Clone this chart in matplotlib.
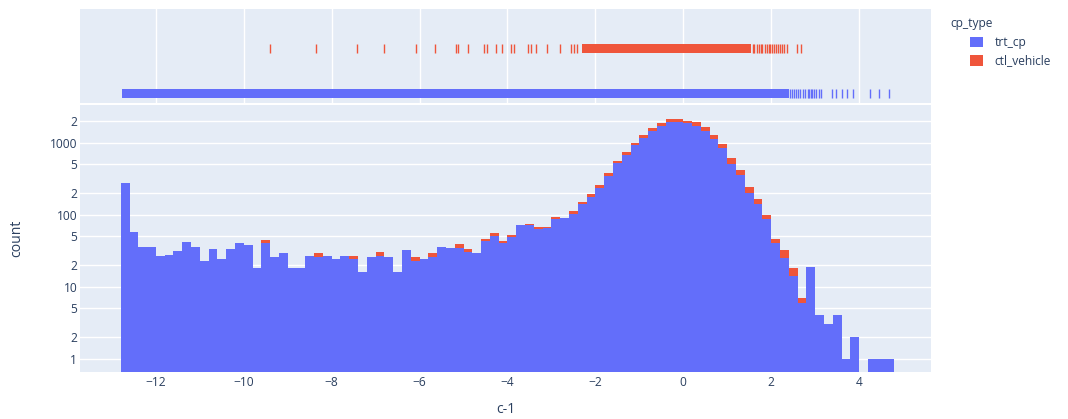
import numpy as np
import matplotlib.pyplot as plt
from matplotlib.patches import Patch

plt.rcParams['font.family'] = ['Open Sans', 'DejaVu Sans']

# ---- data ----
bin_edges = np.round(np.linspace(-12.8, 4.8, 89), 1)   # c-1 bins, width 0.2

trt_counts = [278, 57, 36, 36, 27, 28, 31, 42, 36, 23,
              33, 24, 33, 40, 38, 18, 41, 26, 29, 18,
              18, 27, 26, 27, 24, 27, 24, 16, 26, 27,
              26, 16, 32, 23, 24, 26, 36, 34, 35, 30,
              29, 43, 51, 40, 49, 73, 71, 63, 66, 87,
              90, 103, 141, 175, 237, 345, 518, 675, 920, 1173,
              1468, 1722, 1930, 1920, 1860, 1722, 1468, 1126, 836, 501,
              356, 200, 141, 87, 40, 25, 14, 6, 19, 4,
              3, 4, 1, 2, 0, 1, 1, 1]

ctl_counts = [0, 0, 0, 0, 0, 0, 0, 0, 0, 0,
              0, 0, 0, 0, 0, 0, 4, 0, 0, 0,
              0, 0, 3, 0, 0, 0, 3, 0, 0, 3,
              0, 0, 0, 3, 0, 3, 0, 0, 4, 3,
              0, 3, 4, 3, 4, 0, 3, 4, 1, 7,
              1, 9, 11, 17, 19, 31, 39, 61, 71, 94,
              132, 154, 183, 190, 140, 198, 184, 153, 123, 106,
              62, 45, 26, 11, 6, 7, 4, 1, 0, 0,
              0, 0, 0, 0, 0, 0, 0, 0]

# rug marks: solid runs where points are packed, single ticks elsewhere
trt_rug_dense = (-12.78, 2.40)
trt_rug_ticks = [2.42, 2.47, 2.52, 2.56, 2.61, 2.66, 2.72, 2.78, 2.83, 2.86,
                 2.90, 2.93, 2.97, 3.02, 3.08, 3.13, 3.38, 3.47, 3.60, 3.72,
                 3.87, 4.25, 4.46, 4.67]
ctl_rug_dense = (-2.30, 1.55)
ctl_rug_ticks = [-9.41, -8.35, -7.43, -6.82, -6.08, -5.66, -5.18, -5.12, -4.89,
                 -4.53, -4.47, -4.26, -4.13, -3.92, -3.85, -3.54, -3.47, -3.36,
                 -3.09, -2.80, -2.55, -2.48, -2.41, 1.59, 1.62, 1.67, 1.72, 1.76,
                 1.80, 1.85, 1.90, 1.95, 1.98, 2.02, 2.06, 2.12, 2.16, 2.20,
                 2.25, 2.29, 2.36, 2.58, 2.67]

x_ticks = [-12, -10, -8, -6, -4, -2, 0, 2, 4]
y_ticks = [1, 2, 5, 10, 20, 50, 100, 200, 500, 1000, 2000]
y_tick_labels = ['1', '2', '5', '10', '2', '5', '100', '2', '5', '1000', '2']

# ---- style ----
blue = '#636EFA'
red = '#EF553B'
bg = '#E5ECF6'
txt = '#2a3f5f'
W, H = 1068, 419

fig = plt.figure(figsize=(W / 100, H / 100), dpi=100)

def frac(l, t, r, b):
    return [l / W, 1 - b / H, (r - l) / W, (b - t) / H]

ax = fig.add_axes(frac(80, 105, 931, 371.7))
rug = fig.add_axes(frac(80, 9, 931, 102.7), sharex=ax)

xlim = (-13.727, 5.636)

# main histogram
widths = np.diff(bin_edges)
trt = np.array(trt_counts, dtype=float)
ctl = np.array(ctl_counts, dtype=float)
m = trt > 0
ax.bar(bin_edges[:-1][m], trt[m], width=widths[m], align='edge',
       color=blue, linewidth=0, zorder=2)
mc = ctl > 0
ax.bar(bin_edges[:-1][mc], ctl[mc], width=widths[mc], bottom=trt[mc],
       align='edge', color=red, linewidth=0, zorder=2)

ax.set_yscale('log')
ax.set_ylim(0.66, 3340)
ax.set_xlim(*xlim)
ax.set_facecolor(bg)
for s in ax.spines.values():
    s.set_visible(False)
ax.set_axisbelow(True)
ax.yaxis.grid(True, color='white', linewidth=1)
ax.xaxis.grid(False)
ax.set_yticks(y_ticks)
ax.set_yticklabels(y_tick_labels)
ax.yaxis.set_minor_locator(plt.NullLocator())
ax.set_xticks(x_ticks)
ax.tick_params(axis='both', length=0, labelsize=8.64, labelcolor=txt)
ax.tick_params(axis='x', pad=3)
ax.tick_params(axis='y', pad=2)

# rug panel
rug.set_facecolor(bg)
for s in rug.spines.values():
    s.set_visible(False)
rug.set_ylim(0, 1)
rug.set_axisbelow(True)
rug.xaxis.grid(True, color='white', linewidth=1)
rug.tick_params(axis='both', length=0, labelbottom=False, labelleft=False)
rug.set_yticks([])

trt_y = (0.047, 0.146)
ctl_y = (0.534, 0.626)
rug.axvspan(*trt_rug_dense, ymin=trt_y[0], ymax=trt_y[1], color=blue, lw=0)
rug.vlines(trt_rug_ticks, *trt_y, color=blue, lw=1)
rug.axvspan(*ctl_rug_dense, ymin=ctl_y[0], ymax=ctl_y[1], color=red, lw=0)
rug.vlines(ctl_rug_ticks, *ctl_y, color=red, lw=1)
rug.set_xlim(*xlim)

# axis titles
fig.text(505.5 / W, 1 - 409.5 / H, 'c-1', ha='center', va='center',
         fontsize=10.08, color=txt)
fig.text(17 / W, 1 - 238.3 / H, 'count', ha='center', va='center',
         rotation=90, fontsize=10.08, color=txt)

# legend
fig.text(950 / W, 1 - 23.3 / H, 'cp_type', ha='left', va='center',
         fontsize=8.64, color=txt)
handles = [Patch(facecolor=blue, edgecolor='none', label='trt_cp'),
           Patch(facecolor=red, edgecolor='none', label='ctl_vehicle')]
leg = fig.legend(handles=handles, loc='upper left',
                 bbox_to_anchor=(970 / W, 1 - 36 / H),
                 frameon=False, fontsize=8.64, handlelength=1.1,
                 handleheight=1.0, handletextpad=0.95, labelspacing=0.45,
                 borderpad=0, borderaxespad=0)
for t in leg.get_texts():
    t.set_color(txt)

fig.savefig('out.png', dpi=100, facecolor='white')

------------------------------------------------

Exercise details ▸
Write out the full listing verbatim, excluding its pictures.

Answer to this exercise ▸
Clone this chart in matplotlib.
import numpy as np
import matplotlib.pyplot as plt
from matplotlib.patches import Patch

plt.rcParams['font.family'] = ['Open Sans', 'DejaVu Sans']

# ---- data ----
bin_edges = np.round(np.linspace(-12.8, 4.8, 89), 1)   # c-1 bins, width 0.2

trt_counts = [278, 57, 36, 36, 27, 28, 31, 42, 36, 23,
              33, 24, 33, 40, 38, 18, 41, 26, 29, 18,
              18, 27, 26, 27, 24, 27, 24, 16, 26, 27,
              26, 16, 32, 23, 24, 26, 36, 34, 35, 30,
              29, 43, 51, 40, 49, 73, 71, 63, 66, 87,
              90, 103, 141, 175, 237, 345, 518, 675, 920, 1173,
              1468, 1722, 1930, 1920, 1860, 1722, 1468, 1126, 836, 501,
              356, 200, 141, 87, 40, 25, 14, 6, 19, 4,
              3, 4, 1, 2, 0, 1, 1, 1]

ctl_counts = [0, 0, 0, 0, 0, 0, 0, 0, 0, 0,
              0, 0, 0, 0, 0, 0, 4, 0, 0, 0,
              0, 0, 3, 0, 0, 0, 3, 0, 0, 3,
              0, 0, 0, 3, 0, 3, 0, 0, 4, 3,
              0, 3, 4, 3, 4, 0, 3, 4, 1, 7,
              1, 9, 11, 17, 19, 31, 39, 61, 71, 94,
              132, 154, 183, 190, 140, 198, 184, 153, 123, 106,
              62, 45, 26, 11, 6, 7, 4, 1, 0, 0,
              0, 0, 0, 0, 0, 0, 0, 0]

# rug marks: solid runs where points are packed, single ticks elsewhere
trt_rug_dense = (-12.78, 2.40)
trt_rug_ticks = [2.42, 2.47, 2.52, 2.56, 2.61, 2.66, 2.72, 2.78, 2.83, 2.86,
                 2.90, 2.93, 2.97, 3.02, 3.08, 3.13, 3.38, 3.47, 3.60, 3.72,
                 3.87, 4.25, 4.46, 4.67]
ctl_rug_dense = (-2.30, 1.55)
ctl_rug_ticks = [-9.41, -8.35, -7.43, -6.82, -6.08, -5.66, -5.18, -5.12, -4.89,
                 -4.53, -4.47, -4.26, -4.13, -3.92, -3.85, -3.54, -3.47, -3.36,
                 -3.09, -2.80, -2.55, -2.48, -2.41, 1.59, 1.62, 1.67, 1.72, 1.76,
                 1.80, 1.85, 1.90, 1.95, 1.98, 2.02, 2.06, 2.12, 2.16, 2.20,
                 2.25, 2.29, 2.36, 2.58, 2.67]

x_ticks = [-12, -10, -8, -6, -4, -2, 0, 2, 4]
y_ticks = [1, 2, 5, 10, 20, 50, 100, 200, 500, 1000, 2000]
y_tick_labels = ['1', '2', '5', '10', '2', '5', '100', '2', '5', '1000', '2']

# ---- style ----
blue = '#636EFA'
red = '#EF553B'
bg = '#E5ECF6'
txt = '#2a3f5f'
W, H = 1068, 419

fig = plt.figure(figsize=(W / 100, H / 100), dpi=100)

def frac(l, t, r, b):
    return [l / W, 1 - b / H, (r - l) / W, (b - t) / H]

ax = fig.add_axes(frac(80, 105, 931, 371.7))
rug = fig.add_axes(frac(80, 9, 931, 102.7), sharex=ax)

xlim = (-13.727, 5.636)

# main histogram
widths = np.diff(bin_edges)
trt = np.array(trt_counts, dtype=float)
ctl = np.array(ctl_counts, dtype=float)
m = trt > 0
ax.bar(bin_edges[:-1][m], trt[m], width=widths[m], align='edge',
       color=blue, linewidth=0, zorder=2)
mc = ctl > 0
ax.bar(bin_edges[:-1][mc], ctl[mc], width=widths[mc], bottom=trt[mc],
       align='edge', color=red, linewidth=0, zorder=2)

ax.set_yscale('log')
ax.set_ylim(0.66, 3340)
ax.set_xlim(*xlim)
ax.set_facecolor(bg)
for s in ax.spines.values():
    s.set_visible(False)
ax.set_axisbelow(True)
ax.yaxis.grid(True, color='white', linewidth=1)
ax.xaxis.grid(False)
ax.set_yticks(y_ticks)
ax.set_yticklabels(y_tick_labels)
ax.yaxis.set_minor_locator(plt.NullLocator())
ax.set_xticks(x_ticks)
ax.tick_params(axis='both', length=0, labelsize=8.64, labelcolor=txt)
ax.tick_params(axis='x', pad=3)
ax.tick_params(axis='y', pad=2)

# rug panel
rug.set_facecolor(bg)
for s in rug.spines.values():
    s.set_visible(False)
rug.set_ylim(0, 1)
rug.set_axisbelow(True)
rug.xaxis.grid(True, color='white', linewidth=1)
rug.tick_params(axis='both', length=0, labelbottom=False, labelleft=False)
rug.set_yticks([])

trt_y = (0.047, 0.146)
ctl_y = (0.534, 0.626)
rug.axvspan(*trt_rug_dense, ymin=trt_y[0], ymax=trt_y[1], color=blue, lw=0)
rug.vlines(trt_rug_ticks, *trt_y, color=blue, lw=1)
rug.axvspan(*ctl_rug_dense, ymin=ctl_y[0], ymax=ctl_y[1], color=red, lw=0)
rug.vlines(ctl_rug_ticks, *ctl_y, color=red, lw=1)
rug.set_xlim(*xlim)

# axis titles
fig.text(505.5 / W, 1 - 409.5 / H, 'c-1', ha='center', va='center',
         fontsize=10.08, color=txt)
fig.text(17 / W, 1 - 238.3 / H, 'count', ha='center', va='center',
         rotation=90, fontsize=10.08, color=txt)

# legend
fig.text(950 / W, 1 - 23.3 / H, 'cp_type', ha='left', va='center',
         fontsize=8.64, color=txt)
handles = [Patch(facecolor=blue, edgecolor='none', label='trt_cp'),
           Patch(facecolor=red, edgecolor='none', label='ctl_vehicle')]
leg = fig.legend(handles=handles, loc='upper left',
                 bbox_to_anchor=(970 / W, 1 - 36 / H),
                 frameon=False, fontsize=8.64, handlelength=1.1,
                 handleheight=1.0, handletextpad=0.95, labelspacing=0.45,
                 borderpad=0, borderaxespad=0)
for t in leg.get_texts():
    t.set_color(txt)

fig.savefig('out.png', dpi=100, facecolor='white')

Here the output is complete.